Türkiye'de tartışılan konuların başında 'adalet' gelir.
Adalet tartışmasını başlatanlar 1923'ten 2014'e geçen süreci alma gayretinde olsa da işin aslı öyle değildir.
Türkiye'de adalet tartışmaları Tanzimat Dönemi ile başlamış ve günümüze kadar gelmiştir...
Peki neden tartışırız? Türkiye'de adalet var mıdır, yok mudur?
Bu sorula verilen cevaplar ise göreceli.
Kimine göre; kesinlikle Türkiye bir hukuk sistemi.
Kimine göre; adalet var ama işlemiyor
Kimine göre; adalet güçlülerin yanında
Kimine göre; adalet yok güçlülerin hukuku var
Kimine göre; adalet Türkiye'de sadece bir kadın ismi...
İfadeler değişmekle birlikte Türkiye'de adaletin olmadığını söylemenin kabul edilebilir bir yanı da yoktur.
Burada önemli olan adalete ne kadar önem verdiğimizle ilgili.
Adaleti lehimize olunca iyi, aleyhimize olunca kötü olarak ifade ettiğimiz sürece adalet tartışmalarının bitmesi beklenmemeli.
Verilen kararlar zaman zaman memnun etmeyebilir ama memnuniyetsizlik adalet duygusunu da silmemeli.
Ne yazık ki siliyor.
Bunda da en büyük etkeni siyasiler oluşturuyor.
'Bana dokunmayan yılan bin yıl yaşasın' mantığı içinde politikacıların hoşlanmadıkları kararlara sert tavırları ve hemen arkasından hukuk sisteminde yaptıkları değişiklikler Türkiye'de adalet duygusunu bitirdi.
Vatandaşın gözünde adalet sadece bir kadın ismi olarak kaldı...
Devlet sisteminde de adalet geri planda kaldı.
Bunun en açık örneğini makam araçlarının plaka numaraları gösteriyor.
Bilmiyorum hiç dikkat ettiniz mi ama Adalet Bakanlığı'nın plaka kodu 35.
Başbakan Yardımcısı'nın, Spor Bakanı'nın, Çevre ve Şehircilik Bakanı'nın, Tarım Bakanı'nın çok gerisinde.
İlk 10'da olması gereken bakanlığın 35. sırada olması gerçekten düşündürücü.
Hiç değilse 7. sıradaki Başbakan Yardımcısı'nın yerine konabilir...
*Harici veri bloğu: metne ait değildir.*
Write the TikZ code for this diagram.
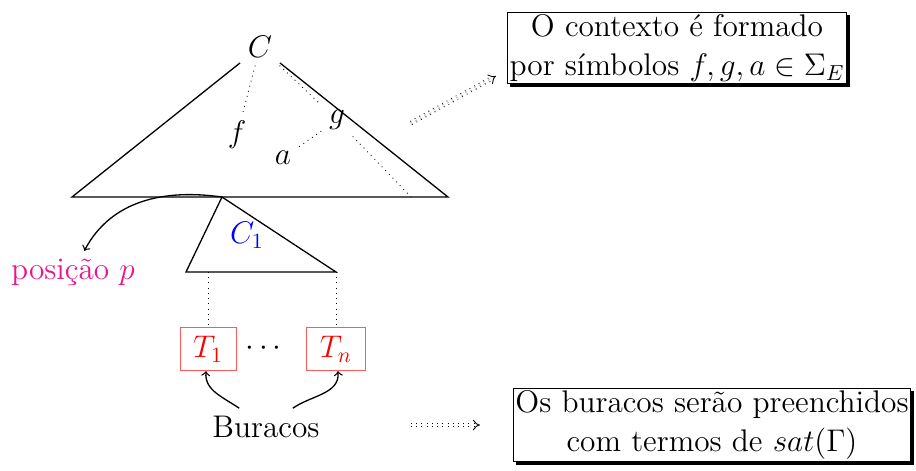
\documentclass[tikz,border=0pt]{standalone}
\usepackage{xcolor}
\usepackage{tikz}
\usepackage{amsmath}
\usetikzlibrary{arrows.meta, positioning, shadows}
\definecolor{posmagenta}{HTML}{E8168E}
\definecolor{holered}{HTML}{FF0000}
\tikzstyle{hole} = [rectangle, thin, draw=holered!65, text=holered, minimum height=20pt, inner xsep=6pt, inner ysep=4pt]
\tikzstyle{note} = [rectangle, draw=black, fill=white, align=center, inner sep=1pt, drop shadow={shadow xshift=1.4pt, shadow yshift=-1.4pt, fill=black, opacity=1}]
\tikzstyle{implies} = [thin, double, dotted, double distance=1.3pt, -{Implies}]
\tikzstyle{link} = [thin, dotted]
\tikzstyle{arrow} = [->, >=to]

\begin{document}
\begin{tikzpicture}[x=0.46pt, y=-0.46pt, semithick, every node/.style={font=\Large}]
    \useasboundingbox (0,0) rectangle (916,470);

    % Context
    \node (ctx) at (260,47) {$C$};
    \coordinate (bl) at (72,197);
    \coordinate (br) at (448,197);
    \draw (ctx) -- (bl) -- (br) -- (ctx);

    % Symbols inside the context
    \node (f) at (237,135) {$f$};
    \node (g) at (337,120) {$g$};
    \node (a) at (283,158) {$a$};
    \coordinate (gb) at (411,197);
    \draw[link] (ctx) -- (f);
    \draw[link] (ctx) -- (g);
    \draw[link] (g) -- (a);
    \draw[link] (g) -- (gb);

    % Sub-context at position p
    \coordinate (p) at (222,197);
    \coordinate (c1l) at (186,272);
    \coordinate (c1r) at (336,272);
    \coordinate (h1) at (208,272);
    \draw (p) -- (c1r) -- (c1l) -- cycle;
    \node[text=blue] (c1) at (247,235) {$C_1$};

    % Holes
    \node[hole] (t1) at (208,349) {$T_1$};
    \node[hole] (tn) at (336,349) {$T_n$};
    \node (dots) at (266,349) {$\cdots$};
    \draw[link] (h1) -- (t1);
    \draw[link] (c1r) -- (tn);

    \node (bur) at (266,427) {Buracos};
    \draw[arrow] (bur) to[out=145, in=-95] (t1);
    \draw[arrow] (bur) to[out=35, in=-85] (tn);

    % Position
    \node[text=posmagenta] (pos) at (73,272) {posição $p$};
    \draw[arrow] (p) to[out=172, in=62] (pos);

    % Notes
    \node[note] (box1) at (677,48) {O contexto é formado\\por símbolos $f,g,a\in\Sigma_E$};
    \node[note] (box2) at (712,425) {Os buracos serão preenchidos\\com termos de $sat(\Gamma)$};
    \coordinate (s1) at (411,123);
    \coordinate (e1) at (496,76);
    \coordinate (s2) at (411,425);
    \draw[implies] (s1) -- (e1);
    \draw[implies, shorten >=15pt] (s2) -- (box2.west);
\end{tikzpicture}
\end{document}
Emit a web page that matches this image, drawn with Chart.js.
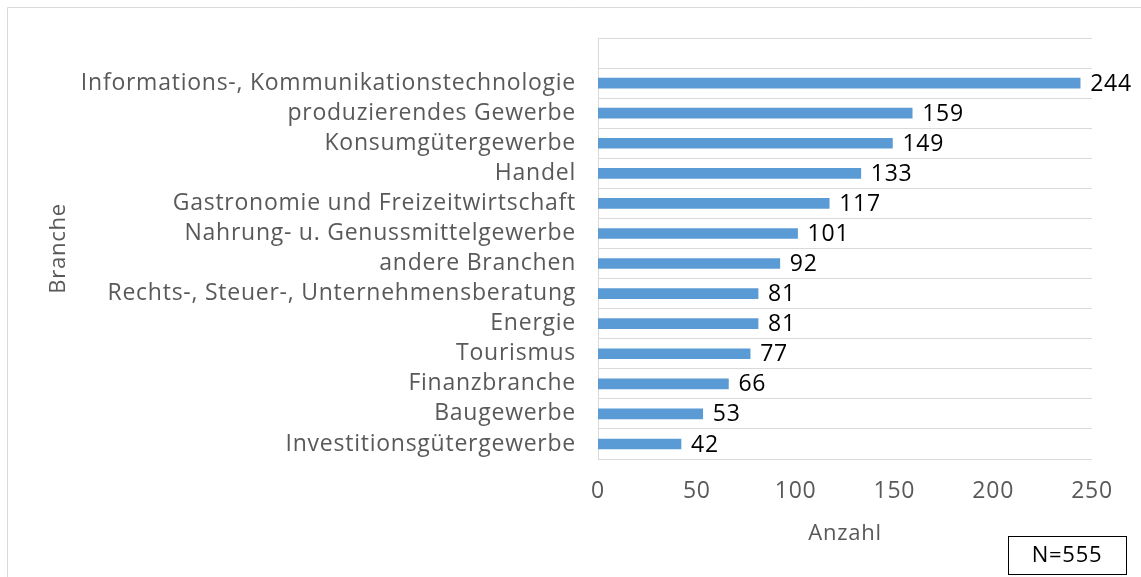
<!DOCTYPE html>
<html>
<head>
<meta charset="utf-8">
<script src="https://cdn.jsdelivr.net/npm/chart.js@4/dist/chart.umd.min.js"></script>
<style>
  html, body { margin: 0; padding: 0; background: #fff; }
  #wrap { width: 1141px; height: 577px; }
</style>
</head>
<body>
<div id="wrap"><canvas id="chart1" width="1141" height="577"></canvas></div>
<script>
/* ===============================
   Daten
================================ */
const categories = [
  'Informations-, Kommunikationstechnologie',
  'produzierendes Gewerbe',
  'Konsumgütergewerbe',
  'Handel',
  'Gastronomie und Freizeitwirtschaft',
  'Nahrung- u. Genussmittelgewerbe',
  'andere Branchen',
  'Rechts-, Steuer-, Unternehmensberatung',
  'Energie',
  'Tourismus',
  'Finanzbranche',
  'Baugewerbe',
  'Investitionsgütergewerbe'
];
const values = [244, 159, 149, 133, 117, 101, 92, 81, 81, 77, 66, 53, 42];
const xTicks = [0, 50, 100, 150, 200, 250];
const noteText = 'N=555';

const FONT = '"Open Sans", "Noto Sans", sans-serif';
const GREY = '#595959';
const LINE = '#d9d9d9';
const SPACING = '0.75px';

/* ===============================
   Plugins: Rahmen, Werte, N-Box
================================ */
const frame = {
  id: 'frame',
  beforeUpdate(chart) {
    chart.ctx.letterSpacing = SPACING;
  },
  beforeDraw(chart) {
    const ctx = chart.ctx;
    ctx.letterSpacing = SPACING;
    ctx.save();
    ctx.strokeStyle = LINE;
    ctx.lineWidth = 1;
    ctx.beginPath();
    ctx.moveTo(7.5, chart.height);
    ctx.lineTo(7.5, 7.5);
    ctx.lineTo(chart.width, 7.5);
    ctx.stroke();
    ctx.restore();
  }
};

const valueLabels = {
  id: 'valueLabels',
  afterDatasetsDraw(chart) {
    const ctx = chart.ctx;
    const meta = chart.getDatasetMeta(0);
    const data = chart.data.datasets[0].data;
    ctx.save();
    ctx.font = '23px ' + FONT;
    ctx.fillStyle = '#000';
    ctx.textAlign = 'left';
    ctx.textBaseline = 'middle';
    meta.data.forEach((bar, i) => {
      if (data[i] == null) return;
      ctx.fillText(String(data[i]), bar.x + 10, bar.y + 1);
    });
    ctx.restore();
  }
};

const noteBox = {
  id: 'noteBox',
  afterDraw(chart) {
    const ctx = chart.ctx;
    ctx.save();
    ctx.strokeStyle = '#000';
    ctx.lineWidth = 1;
    ctx.strokeRect(1008.5, 536.5, 118, 38);
    ctx.font = '22px ' + FONT;
    ctx.fillStyle = '#000';
    ctx.textAlign = 'center';
    ctx.textBaseline = 'middle';
    ctx.fillText(noteText, 1067, 556);
    ctx.restore();
  }
};

/* ===============================
   Balkendiagramm
================================ */
const ctx = document.getElementById('chart1').getContext('2d');

const chart = new Chart(ctx, {
  type: 'bar',
  data: {
    labels: [''].concat(categories),
    datasets: [
      {
        data: [null].concat(values),
        backgroundColor: '#5B9BD5',
        barThickness: 10
      }
    ]
  },
  options: {
    indexAxis: 'y',
    responsive: false,
    animation: false,
    layout: { padding: { left: 0, top: 38, right: 49, bottom: 0 } },
    plugins: {
      legend: { display: false },
      tooltip: { enabled: false }
    },
    scales: {
      x: {
        min: 0,
        max: 250,
        afterBuildTicks: (scale) => { scale.ticks = xTicks.map(v => ({ value: v })); },
        afterFit: (scale) => { scale.height = 118; },
        grid: { display: false, drawTicks: false },
        border: { display: false },
        ticks: { color: GREY, padding: 19, font: { family: FONT, size: 23 } },
        title: {
          display: true,
          text: 'Anzahl',
          color: GREY,
          font: { family: FONT, size: 22 },
          padding: { top: 0, bottom: 30 }
        }
      },
      y: {
        afterFit: (scale) => { scale.width = 598; },
        grid: { color: LINE, drawTicks: false },
        border: { display: true, color: LINE },
        ticks: { color: GREY, padding: 22, autoSkip: false, font: { family: FONT, size: 23 } },
        title: {
          display: true,
          text: 'Branche',
          color: GREY,
          font: { family: FONT, size: 22 },
          padding: { top: 46, bottom: 0 }
        }
      }
    }
  },
  plugins: [frame, valueLabels, noteBox]
});
</script>
</body>
</html>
Protokol sırasında ise Anayasa Mahkemesi Başkanı, Yargıtay Birinci Başkanı ve Danıştay Başkanı'nın ilk 10'da olması da gayet iyi.
Aynı duyarlığının plaka kodundan da yapılması gerekiyor. Plaka kodunda 35. sıraya attığımız bir 'Adalet'ten adalet beklemek vatandaşın düşüncesinde 'adalet Türkiye'de sadece bir kadın ismi'dir demesini kabul etmektir...
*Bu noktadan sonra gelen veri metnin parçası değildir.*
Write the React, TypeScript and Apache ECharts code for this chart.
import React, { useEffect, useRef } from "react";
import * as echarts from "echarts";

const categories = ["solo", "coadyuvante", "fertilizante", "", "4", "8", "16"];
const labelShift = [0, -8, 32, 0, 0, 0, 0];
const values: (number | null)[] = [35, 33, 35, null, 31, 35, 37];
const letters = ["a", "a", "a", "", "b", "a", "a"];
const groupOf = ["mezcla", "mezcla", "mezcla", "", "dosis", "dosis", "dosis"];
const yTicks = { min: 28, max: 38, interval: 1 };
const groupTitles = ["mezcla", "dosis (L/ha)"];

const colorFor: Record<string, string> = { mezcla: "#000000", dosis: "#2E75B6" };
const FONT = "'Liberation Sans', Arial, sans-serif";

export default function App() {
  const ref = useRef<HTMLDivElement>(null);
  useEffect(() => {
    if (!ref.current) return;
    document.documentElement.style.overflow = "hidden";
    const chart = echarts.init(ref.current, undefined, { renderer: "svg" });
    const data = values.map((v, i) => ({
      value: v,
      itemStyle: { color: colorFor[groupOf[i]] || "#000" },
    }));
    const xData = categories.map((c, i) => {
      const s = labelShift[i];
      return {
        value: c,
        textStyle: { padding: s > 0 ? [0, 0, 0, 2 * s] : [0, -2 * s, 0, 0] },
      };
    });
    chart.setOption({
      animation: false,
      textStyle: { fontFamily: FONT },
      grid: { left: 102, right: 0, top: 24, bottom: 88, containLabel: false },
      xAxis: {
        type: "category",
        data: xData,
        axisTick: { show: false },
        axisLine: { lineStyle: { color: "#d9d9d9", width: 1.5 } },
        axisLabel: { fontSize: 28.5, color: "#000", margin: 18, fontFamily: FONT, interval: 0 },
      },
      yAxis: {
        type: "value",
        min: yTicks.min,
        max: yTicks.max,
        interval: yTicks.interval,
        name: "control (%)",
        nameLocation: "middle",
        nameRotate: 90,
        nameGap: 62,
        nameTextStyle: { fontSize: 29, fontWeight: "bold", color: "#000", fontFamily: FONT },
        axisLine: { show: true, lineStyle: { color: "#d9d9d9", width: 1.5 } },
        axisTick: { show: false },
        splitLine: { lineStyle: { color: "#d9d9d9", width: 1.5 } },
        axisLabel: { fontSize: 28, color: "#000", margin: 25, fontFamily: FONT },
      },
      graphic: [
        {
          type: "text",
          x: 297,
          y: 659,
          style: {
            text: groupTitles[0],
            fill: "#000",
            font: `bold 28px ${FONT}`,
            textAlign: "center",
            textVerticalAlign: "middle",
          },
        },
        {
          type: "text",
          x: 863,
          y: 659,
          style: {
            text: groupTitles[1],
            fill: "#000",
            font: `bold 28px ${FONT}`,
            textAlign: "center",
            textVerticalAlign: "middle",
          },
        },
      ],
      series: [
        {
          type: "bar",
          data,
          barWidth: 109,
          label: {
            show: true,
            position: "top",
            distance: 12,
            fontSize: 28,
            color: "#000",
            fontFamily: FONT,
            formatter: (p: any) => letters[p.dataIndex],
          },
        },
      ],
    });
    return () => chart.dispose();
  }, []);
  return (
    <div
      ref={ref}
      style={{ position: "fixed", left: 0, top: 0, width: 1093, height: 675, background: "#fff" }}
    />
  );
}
Türkiye'de iyi bir hukuk sistemi var. İşleyişi tartışılır ve tartışılıyor. Burada önemli olan hukuk sistemini kendi sürecine bırakmak ve her yer de adaleti en üst düzeyde tutmaktır. Bu ifadeyi kullanırken de hukukçuların oluşturduğu bir oligarşiye izin verelim demiyorum.
Politikacılar, bürokratlar, gazeteciler, askerler, vatandaşlar... olarak adaletin değerini her yönüyle kavradığımız sürece Türkiye'de adalet tartışmalarını bitiririz.
Huzurlu ve güvenilir bir topluma kavuşuruz.
Fakat 'Bana dokunmayan yılan bin yıl yaşasın' düşüncesinde olduğumuz sürece adaleti sağlayamayız ve gün gelir adalete ihtiyaç duyarız.
Günün birinde 'Adaletsiz' yargılanmaktansa, adaleti toplumsal yaşamımızda en üst değer olarak kabul edelim.
Unutmayalım ki değer verdiklerimiz değer verdiğimiz kadar değerlidir.